Wednesday, April 21, 2010

But what does it all mean?

Hear those crickets chirping. I have neglected this blog a lot this past couple of months. At first it was because I was soooooooooo stinkin' tired. And in pain. But the past couple of weeks saw a reprieve from chemo because my numbers were so low and I was so hitting the wall with side effects. But I just was given another three weeks off completely. I don't even have to go in for Herceptin, because I got a three week dose this past Monday, along with my monthly Zometa. And that gives me THREE weeks. Wew.

In the meantime, we are going to do a PET/CT scan to peek inside and see what is going on. Tumor markers can sometimes be misleading. My doc said she doesn't expect to find much (?) Not sure what she meant by that. But I will leave it at that and just wait and see.

One doctor describe my markers pattern as "the cancer appears to be inactive". Now some of you got very excited by this, I am too. But I thought I would clarify a few points. I am on a break because I was hitting a wall with side effects....and the numbers are so low...not normal, but low. The cancer being inactive doesn't mean it is gone, it just means it doesn't appear to be actively working. So I very well probably have dormant tumors in there still. This is still all incredible news, great spot, but just not "remission" or "all clear".

And that is just the way it is at this stage. Some of you say "When your done with all this...." uhm, there is no "done". I could have a miraculous spontaneous remission, and I am ALL for that.

As they told me up front, "We no longer see this as a deadly disease at this stage, but a chronic illness, like diabetes. You never really get "over" diabetes, but you can manage it. And sometimes that management goes better at certain times. However, the management, all the drugs, are still very very very tiring. I was about ready to walk away from it, because I was SO in pain and tired from the treatment itself. But luckily, I get a break and we get to regroup.

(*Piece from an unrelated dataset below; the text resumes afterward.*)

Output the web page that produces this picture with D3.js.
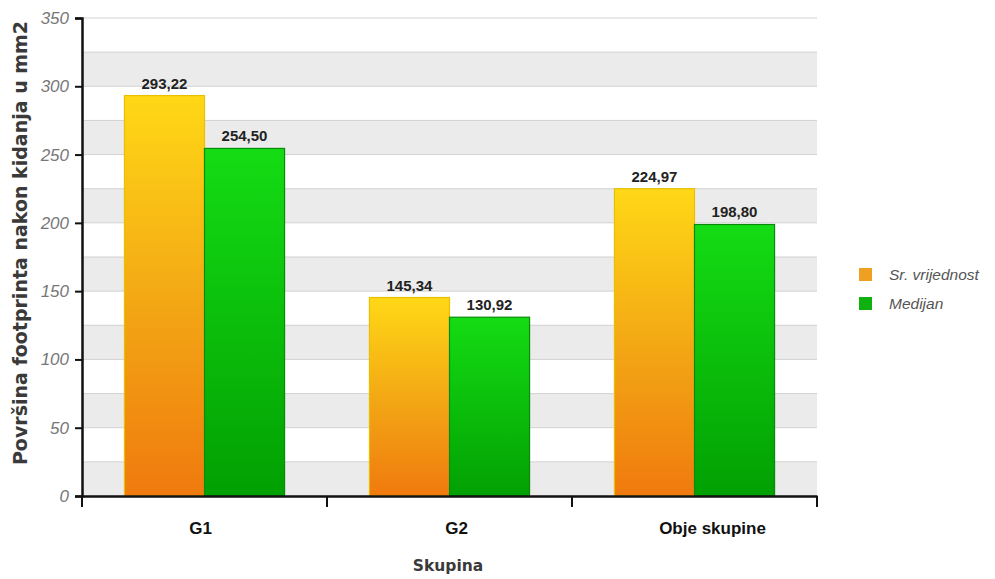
<!DOCTYPE html>
<html><head><meta charset="utf-8">
<script src="https://cdn.jsdelivr.net/npm/d3@7"></script>
<style>body{margin:0;background:#fff;} svg{display:block;}</style>
</head><body>
<svg id="c" width="995" height="579"></svg>
<script>
const categories = ["G1", "G2", "Obje skupine"];
const seriesNames = ["Sr. vrijednost", "Medijan"];
const meanValues = [293.22, 145.34, 224.97];
const medianValues = [254.50, 130.92, 198.80];
const yTicks = [0, 50, 100, 150, 200, 250, 300, 350];

const svg = d3.select("#c");
const m = {l: 82, r: 817, t: 18, b: 496};
const x = d3.scaleBand().domain(categories).range([m.l, m.r]).paddingInner(0).paddingOuter(0);
const xs = d3.scaleBand().domain(seriesNames).range([0, x.bandwidth()]).paddingInner(0).paddingOuter(0.53);
const xl = d3.scalePoint().domain(categories).range([200, 712]);
const y = d3.scaleLinear().domain([0, 350]).range([m.b, m.t]);

const defs = svg.append("defs");
const g1 = defs.append("linearGradient").attr("id","gO").attr("x1",0).attr("y1",0).attr("x2",0).attr("y2",1);
g1.append("stop").attr("offset","0%").attr("stop-color","#ffd816");
g1.append("stop").attr("offset","55%").attr("stop-color","#f2a414");
g1.append("stop").attr("offset","100%").attr("stop-color","#f07a0e");
const g2 = defs.append("linearGradient").attr("id","gG").attr("x1",0).attr("y1",0).attr("x2",0).attr("y2",1);
g2.append("stop").attr("offset","0%").attr("stop-color","#14dc14");
g2.append("stop").attr("offset","100%").attr("stop-color","#02a002");
const fills = ["url(#gO)", "url(#gG)"];
const strokes = ["#e8c000", "#0a8a0a"];
const legendColors = ["#f0a020", "#10b010"];

// bands
const bandStarts = d3.range(0, 350, 50);
svg.append("g").selectAll("rect").data(bandStarts).join("rect")
  .attr("x", m.l).attr("width", m.r - m.l)
  .attr("y", d => y(d + 25)).attr("height", d => y(d) - y(d + 25))
  .attr("fill", "#ebebeb");
// grid lines
svg.append("g").selectAll("line").data(d3.range(25, 351, 25)).join("line")
  .attr("x1", m.l).attr("x2", m.r).attr("y1", d => y(d)).attr("y2", d => y(d))
  .attr("stroke", "#d2d2d2").attr("stroke-width", 1);

// bars
const data = categories.map((c,i)=>({c, vals:[meanValues[i], medianValues[i]]}));
const grp = svg.append("g").selectAll("g").data(data).join("g")
  .attr("transform", d => `translate(${x(d.c)},0)`);
grp.selectAll("rect").data(d => d.vals.map((v,j)=>({v,j}))).join("rect")
  .attr("x", d => xs(seriesNames[d.j])).attr("width", xs.bandwidth())
  .attr("y", d => y(d.v)).attr("height", d => y(0) - y(d.v))
  .attr("fill", d => fills[d.j]).attr("stroke", d => strokes[d.j]).attr("stroke-width", 1.2);
grp.selectAll("text").data(d => d.vals.map((v,j)=>({v,j}))).join("text")
  .attr("x", d => xs(seriesNames[d.j]) + xs.bandwidth()/2)
  .attr("y", d => y(d.v) - 7)
  .attr("text-anchor", "middle")
  .attr("font-family", "Liberation Sans, Arial, sans-serif").attr("font-weight", "bold")
  .attr("font-size", 15).attr("fill", "#222")
  .text(d => d3.format(".2f")(d.v).replace(".", ","));

// y axis
const ya = svg.append("g").attr("transform", `translate(${m.l},0)`)
  .call(d3.axisLeft(y).tickValues(yTicks).tickSize(7).tickPadding(6));
ya.select(".domain").attr("stroke", "#111").attr("stroke-width", 2.5);
ya.selectAll(".tick line").attr("stroke", "#111").attr("stroke-width", 2);
ya.selectAll("text").attr("font-family", "Liberation Sans, Arial, sans-serif").attr("font-style", "italic")
  .attr("font-size", 17).attr("fill", "#777");

// x axis line + ticks
const xa = svg.append("g").attr("transform", `translate(0,${m.b})`)
  .call(d3.axisBottom(x).tickSize(0).tickFormat(""));
xa.select(".domain").attr("stroke", "#111").attr("stroke-width", 2.5);
svg.append("g").selectAll("line").data(categories.map(c => x(c)).concat([m.r])).join("line")
  .attr("x1", d => d).attr("x2", d => d).attr("y1", m.b).attr("y2", m.b + 11)
  .attr("stroke", "#111").attr("stroke-width", 2);
// x labels
const xlab = svg.append("g").attr("transform", `translate(0,${m.b})`)
  .call(d3.axisBottom(xl).tickSize(0).tickPadding(26));
xlab.select(".domain").remove();
xlab.selectAll("text").attr("font-family", "Liberation Sans, Arial, sans-serif").attr("font-weight", "bold")
  .attr("font-size", 17).attr("fill", "#111");

// axis titles
svg.append("text").attr("transform", `translate(27,${243}) rotate(-90)`)
  .attr("text-anchor", "middle").attr("font-family", "DejaVu Sans, sans-serif").attr("font-weight", "bold")
  .attr("font-size", 19).attr("fill", "#3a3a3a").text("Površina footprinta nakon kidanja u mm2");
svg.append("text").attr("x", 448).attr("y", 571).attr("text-anchor", "middle")
  .attr("font-family", "DejaVu Sans, sans-serif").attr("font-weight", "bold")
  .attr("font-size", 15.5).attr("fill", "#3a3a3a").text("Skupina");

// legend
const lg = svg.append("g").attr("transform", "translate(859,268)");
const li = lg.selectAll("g").data(seriesNames).join("g").attr("transform", (d,i)=>`translate(0,${i*29})`);
li.append("rect").attr("width", 13).attr("height", 13).attr("fill", (d,i)=>legendColors[i]);
li.append("text").attr("x", 30).attr("y", 12).attr("font-family", "Liberation Sans, Arial, sans-serif")
  .attr("font-style", "italic").attr("font-size", 15.5).attr("fill", "#555").text(d=>d);
</script>
</body></html>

And that is the long and short of it right now. And I WILL take it.

If anyone still reads this blog, wow....thanks for sticking in there. I was really too tired, and in pain to really write. But ahhhhhhh, a second wind. Amen.

Jenna

1 comment:

Emily said...

A break is good, you sure can use it. Rest up and get stronger! I totally understand you never being done with chemo because that is exactly the same story with me, doc said we just need to hit the cancer with a mallet when it starts tearing it's ugly head. Management is the best we can hope for. I get the same questions, people can't seem to understand it and I use the diabetes analogy to help them get it.
I check this blog every day! Don't be sorry for not writing much, you write when you feel it, not to appease others.
My thoughts and prayers are with you, always.